* start *
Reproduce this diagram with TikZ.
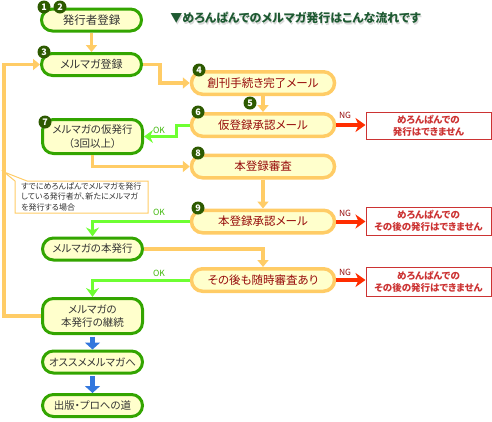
\documentclass[tikz,border=0pt]{standalone}
\usepackage{fontspec}
\setmainfont[RawFeature=+palt]{Noto Sans CJK JP}
\usepackage{tikz}
\usetikzlibrary{arrows.meta}

\definecolor{boxgreen}{RGB}{51,165,0}
\definecolor{cream}{RGB}{255,255,204}
\definecolor{lineorange}{RGB}{255,204,102}
\definecolor{okgreen}{RGB}{110,255,50}
\definecolor{ngred}{RGB}{255,45,0}
\definecolor{boxred}{RGB}{204,51,51}
\definecolor{darkred}{RGB}{150,10,10}
\definecolor{badgegreen}{RGB}{45,90,0}
\definecolor{titlegreen}{RGB}{30,90,50}
\definecolor{arrowblue}{RGB}{51,119,221}
\definecolor{textgray}{RGB}{51,51,51}

\begin{document}
\begin{tikzpicture}[x=1pt, y=-1pt,
	gbox/.style={draw=boxgreen, line width=3pt, fill=cream, rounded corners=11pt,
		minimum width=100pt, minimum height=22pt, inner sep=0pt, align=center,
		text=textgray, font=\fontsize{10.5}{13.5}\selectfont},
	obox/.style={draw=lineorange, line width=3.5pt, fill=cream, rounded corners=11pt,
		minimum width=143pt, minimum height=22.5pt, inner sep=0pt, align=center,
		text=darkred, font=\fontsize{11.5}{14}\selectfont},
	ngbox/.style={draw=boxred, line width=1pt, fill=white, minimum width=125pt,
		inner sep=0pt, align=center, text=boxred, font=\fontsize{9.5}{12}\selectfont\bfseries},
	badge/.style={circle, fill=badgegreen, text=white, minimum size=13pt, inner sep=0pt,
		font=\fontsize{9}{9}\selectfont\bfseries},
	oarrow/.style={draw=lineorange, line width=3.5pt, -{Triangle[width=11pt,length=7pt]}},
	garrow/.style={draw=okgreen, line width=3pt, -{Stealth[width=13pt,length=9pt,inset=3pt]}},
	rarrow/.style={draw=ngred, line width=4pt, -{Stealth[width=14pt,length=10pt,inset=3pt]}},
	barrow/.style={draw=arrowblue, line width=5pt, -{Triangle[width=15pt,length=7pt]}},
	oklabel/.style={text=boxgreen!80!okgreen, font=\fontsize{8.5}{9}\selectfont},
	nglabel/.style={text=darkred, font=\fontsize{8.5}{9}\selectfont}]

	\useasboundingbox (0,0) rectangle (492,421);

	% Title
	\node[text=black!15, font=\fontsize{12}{14}\selectfont\bfseries] at (296.5,19.5) {▼めろんぱんでのメルマガ発行はこんな流れです};
	\node (title) [text=titlegreen, font=\fontsize{12}{14}\selectfont\bfseries] at (295.5,18) {▼めろんぱんでのメルマガ発行はこんな流れです};

	% Draw note for the loop
	\draw[lineorange, line width=1pt, fill=white] (15,213) -- (15,181) -- (4,172) -- (27,181) -- (148,181) -- (148,213) -- cycle;
	\node (note) [anchor=north west, align=left, text=textgray, inner sep=0pt,
		font=\fontsize{8}{10.3}\selectfont] at (21,182.5)
		{すでにめろんぱんでメルマガを発行\\している発行者が、新たにメルマガ\\を発行する場合};

	% Green boxes on the left
	\node[gbox, font=\fontsize{11.5}{14}\selectfont] (hakkosha) at (91.5,20) {発行者登録};
	\node[gbox, font=\fontsize{11}{14}\selectfont] (merumaga) at (91.5,64.5) {メルマガ登録};
	\node[gbox, minimum height=34pt] (karihakko) at (92.5,136.5) {メルマガの仮発行\\（3回以上）};
	\node[gbox] (honhakko) at (92.5,249) {メルマガの本発行};
	\node[gbox, minimum height=35pt] (keizoku) at (92.5,316) {メルマガの\\本発行の継続};
	\node[gbox] (osusume) at (92.5,362) {オススメメルマガへ};
	\node[gbox] (shuppan) at (92.5,405.5) {出版・プロへの道};

	% Orange boxes in the middle
	\node[obox] (soukan) at (263,83) {創刊手続き完了メール};
	\node[obox] (kari) at (263,125) {仮登録承認メール};
	\node[obox] (honshinsa) at (263,166.5) {本登録審査};
	\node[obox] (hon) at (263,221.5) {本登録承認メール};
	\node[obox] (zuiji) at (263,280) {その後も随時審査あり};

	% Red boxes on the right
	\node[ngbox, minimum height=27pt] (ng1) at (428.5,126) {めろんぱんでの\\発行はできません};
	\node[ngbox, minimum height=28pt] (ng2) at (428.5,221) {めろんぱんでの\\その後の発行はできません};
	\node[ngbox, minimum height=29pt] (ng3) at (428.5,282) {めろんぱんでの\\その後の発行はできません};

	% Draw orange flow
	\draw[oarrow] (hakkosha.south) -- (merumaga.north);
	\draw[oarrow] (merumaga.east) -- ++(17,0) |- (soukan.west);
	\draw[oarrow] (soukan.south) -- (kari.north);
	\draw[oarrow] (karihakko.south) |- (honshinsa.west);
	\draw[oarrow] (honshinsa.south) -- (hon.north);
	\draw[oarrow] (honhakko.east) -| (zuiji.north);
	\draw[oarrow] (keizoku.west) -| ([xshift=-36pt]merumaga.west) -- (merumaga.west);

	% Draw OK arrows
	\draw[garrow] (kari.west) -- ++(-13,0) |- (karihakko.east);
	\node[oklabel] (ok1) at (159,130) {OK};
	\draw[garrow] (hon.west) -| (honhakko.north);
	\node[oklabel] (ok2) at (159,212) {OK};
	\draw[garrow] (zuiji.west) -| (keizoku.north);
	\node[oklabel] (ok3) at (159,273) {OK};

	% Draw NG arrows
	\draw[rarrow] (kari.east) -- (ng1.west |- kari.east);
	\node[nglabel] (ng1l) at (345,115) {NG};
	\draw[rarrow] (hon.east) -- (ng2.west |- hon.east);
	\node[nglabel] (ng2l) at (345,213) {NG};
	\draw[rarrow] (zuiji.east) -- (ng3.west |- zuiji.east);
	\node[nglabel] (ng3l) at (345,272) {NG};

	% Draw blue arrows
	\draw[barrow, shorten <=1.5pt] (keizoku.south) -- (osusume.north);
	\draw[barrow, shorten <=1.5pt] (osusume.south) -- (shuppan.north);

	% Number badges
	\node[badge] (b1) at (44,7) {1};
	\node[badge] (b2) at (60,7) {2};
	\node[badge] (b3) at (44,52) {3};
	\node[badge] (b4) at (199,70) {4};
	\node[badge] (b5) at (250,103) {5};
	\node[badge] (b6) at (198,112) {6};
	\node[badge] (b7) at (45,122) {7};
	\node[badge] (b8) at (198,153) {8};
	\node[badge] (b9) at (198,208) {9};

\end{tikzpicture}
\end{document}
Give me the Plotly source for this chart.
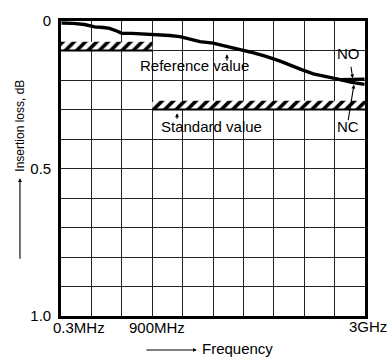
* end *
> [What you need to do]
Reproduce every record above exactly, omitting the pictures.

> [Full solution]
Reproduce this diagram with TikZ.
\documentclass[tikz,border=0pt]{standalone}
\usepackage{fontspec}
\setmainfont[RawFeature=+palt]{Noto Sans CJK JP}
\usepackage{tikz}
\usetikzlibrary{arrows.meta}

\definecolor{boxgreen}{RGB}{51,165,0}
\definecolor{cream}{RGB}{255,255,204}
\definecolor{lineorange}{RGB}{255,204,102}
\definecolor{okgreen}{RGB}{110,255,50}
\definecolor{ngred}{RGB}{255,45,0}
\definecolor{boxred}{RGB}{204,51,51}
\definecolor{darkred}{RGB}{150,10,10}
\definecolor{badgegreen}{RGB}{45,90,0}
\definecolor{titlegreen}{RGB}{30,90,50}
\definecolor{arrowblue}{RGB}{51,119,221}
\definecolor{textgray}{RGB}{51,51,51}

\begin{document}
\begin{tikzpicture}[x=1pt, y=-1pt,
	gbox/.style={draw=boxgreen, line width=3pt, fill=cream, rounded corners=11pt,
		minimum width=100pt, minimum height=22pt, inner sep=0pt, align=center,
		text=textgray, font=\fontsize{10.5}{13.5}\selectfont},
	obox/.style={draw=lineorange, line width=3.5pt, fill=cream, rounded corners=11pt,
		minimum width=143pt, minimum height=22.5pt, inner sep=0pt, align=center,
		text=darkred, font=\fontsize{11.5}{14}\selectfont},
	ngbox/.style={draw=boxred, line width=1pt, fill=white, minimum width=125pt,
		inner sep=0pt, align=center, text=boxred, font=\fontsize{9.5}{12}\selectfont\bfseries},
	badge/.style={circle, fill=badgegreen, text=white, minimum size=13pt, inner sep=0pt,
		font=\fontsize{9}{9}\selectfont\bfseries},
	oarrow/.style={draw=lineorange, line width=3.5pt, -{Triangle[width=11pt,length=7pt]}},
	garrow/.style={draw=okgreen, line width=3pt, -{Stealth[width=13pt,length=9pt,inset=3pt]}},
	rarrow/.style={draw=ngred, line width=4pt, -{Stealth[width=14pt,length=10pt,inset=3pt]}},
	barrow/.style={draw=arrowblue, line width=5pt, -{Triangle[width=15pt,length=7pt]}},
	oklabel/.style={text=boxgreen!80!okgreen, font=\fontsize{8.5}{9}\selectfont},
	nglabel/.style={text=darkred, font=\fontsize{8.5}{9}\selectfont}]

	\useasboundingbox (0,0) rectangle (492,421);

	% Title
	\node[text=black!15, font=\fontsize{12}{14}\selectfont\bfseries] at (296.5,19.5) {▼めろんぱんでのメルマガ発行はこんな流れです};
	\node (title) [text=titlegreen, font=\fontsize{12}{14}\selectfont\bfseries] at (295.5,18) {▼めろんぱんでのメルマガ発行はこんな流れです};

	% Draw note for the loop
	\draw[lineorange, line width=1pt, fill=white] (15,213) -- (15,181) -- (4,172) -- (27,181) -- (148,181) -- (148,213) -- cycle;
	\node (note) [anchor=north west, align=left, text=textgray, inner sep=0pt,
		font=\fontsize{8}{10.3}\selectfont] at (21,182.5)
		{すでにめろんぱんでメルマガを発行\\している発行者が、新たにメルマガ\\を発行する場合};

	% Green boxes on the left
	\node[gbox, font=\fontsize{11.5}{14}\selectfont] (hakkosha) at (91.5,20) {発行者登録};
	\node[gbox, font=\fontsize{11}{14}\selectfont] (merumaga) at (91.5,64.5) {メルマガ登録};
	\node[gbox, minimum height=34pt] (karihakko) at (92.5,136.5) {メルマガの仮発行\\（3回以上）};
	\node[gbox] (honhakko) at (92.5,249) {メルマガの本発行};
	\node[gbox, minimum height=35pt] (keizoku) at (92.5,316) {メルマガの\\本発行の継続};
	\node[gbox] (osusume) at (92.5,362) {オススメメルマガへ};
	\node[gbox] (shuppan) at (92.5,405.5) {出版・プロへの道};

	% Orange boxes in the middle
	\node[obox] (soukan) at (263,83) {創刊手続き完了メール};
	\node[obox] (kari) at (263,125) {仮登録承認メール};
	\node[obox] (honshinsa) at (263,166.5) {本登録審査};
	\node[obox] (hon) at (263,221.5) {本登録承認メール};
	\node[obox] (zuiji) at (263,280) {その後も随時審査あり};

	% Red boxes on the right
	\node[ngbox, minimum height=27pt] (ng1) at (428.5,126) {めろんぱんでの\\発行はできません};
	\node[ngbox, minimum height=28pt] (ng2) at (428.5,221) {めろんぱんでの\\その後の発行はできません};
	\node[ngbox, minimum height=29pt] (ng3) at (428.5,282) {めろんぱんでの\\その後の発行はできません};

	% Draw orange flow
	\draw[oarrow] (hakkosha.south) -- (merumaga.north);
	\draw[oarrow] (merumaga.east) -- ++(17,0) |- (soukan.west);
	\draw[oarrow] (soukan.south) -- (kari.north);
	\draw[oarrow] (karihakko.south) |- (honshinsa.west);
	\draw[oarrow] (honshinsa.south) -- (hon.north);
	\draw[oarrow] (honhakko.east) -| (zuiji.north);
	\draw[oarrow] (keizoku.west) -| ([xshift=-36pt]merumaga.west) -- (merumaga.west);

	% Draw OK arrows
	\draw[garrow] (kari.west) -- ++(-13,0) |- (karihakko.east);
	\node[oklabel] (ok1) at (159,130) {OK};
	\draw[garrow] (hon.west) -| (honhakko.north);
	\node[oklabel] (ok2) at (159,212) {OK};
	\draw[garrow] (zuiji.west) -| (keizoku.north);
	\node[oklabel] (ok3) at (159,273) {OK};

	% Draw NG arrows
	\draw[rarrow] (kari.east) -- (ng1.west |- kari.east);
	\node[nglabel] (ng1l) at (345,115) {NG};
	\draw[rarrow] (hon.east) -- (ng2.west |- hon.east);
	\node[nglabel] (ng2l) at (345,213) {NG};
	\draw[rarrow] (zuiji.east) -- (ng3.west |- zuiji.east);
	\node[nglabel] (ng3l) at (345,272) {NG};

	% Draw blue arrows
	\draw[barrow, shorten <=1.5pt] (keizoku.south) -- (osusume.north);
	\draw[barrow, shorten <=1.5pt] (osusume.south) -- (shuppan.north);

	% Number badges
	\node[badge] (b1) at (44,7) {1};
	\node[badge] (b2) at (60,7) {2};
	\node[badge] (b3) at (44,52) {3};
	\node[badge] (b4) at (199,70) {4};
	\node[badge] (b5) at (250,103) {5};
	\node[badge] (b6) at (198,112) {6};
	\node[badge] (b7) at (45,122) {7};
	\node[badge] (b8) at (198,153) {8};
	\node[badge] (b9) at (198,208) {9};

\end{tikzpicture}
\end{document}
Give me the Plotly source for this chart.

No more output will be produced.